The move is part of an attempt to address long-running accusations that authorities have shied away from properly tackling the issue of race when investigating such cases.
It came after the government announced Saturday that it will hold a national inquiry into organized child sexual abuse, something it has long been pressured to do by opposition politicians.
In a statement to Parliament, Home Secretary Yvette Cooper said a new review of data from three police forces found "clear evidence of over-representation among suspects of Asian and Pakistani heritage men'' who prey on often young and vulnerable girls and women.
But the review, published Monday, found that ethnicity data was ''shied away from'' and not recorded for two-thirds of perpetrators in crimes involving ''grooming gangs" — those involving multiple perpetrators coercing, manipulating and deceiving children into sex, the review said.

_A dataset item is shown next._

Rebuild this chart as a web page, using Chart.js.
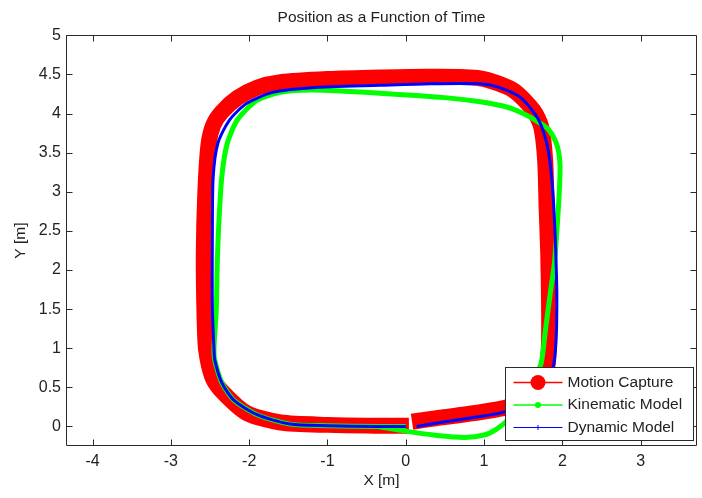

''The appalling lack of data on ethnicity in crime recording alone is a major failing over the last decade or more," said the review, overseen by Louise Casey, an expert on victim's rights and social welfare. ''Questions about ethnicity have been asked but dodged for years.''
''Child sexual exploitation is horrendous whoever commits it, but there have been enough convictions across the country of groups of men from Asian ethnic backgrounds to have warranted closer examination," it added.
The review referred to examples of organizations that avoided the topic of race altogether ''for fear of appearing racist or raising community tensions."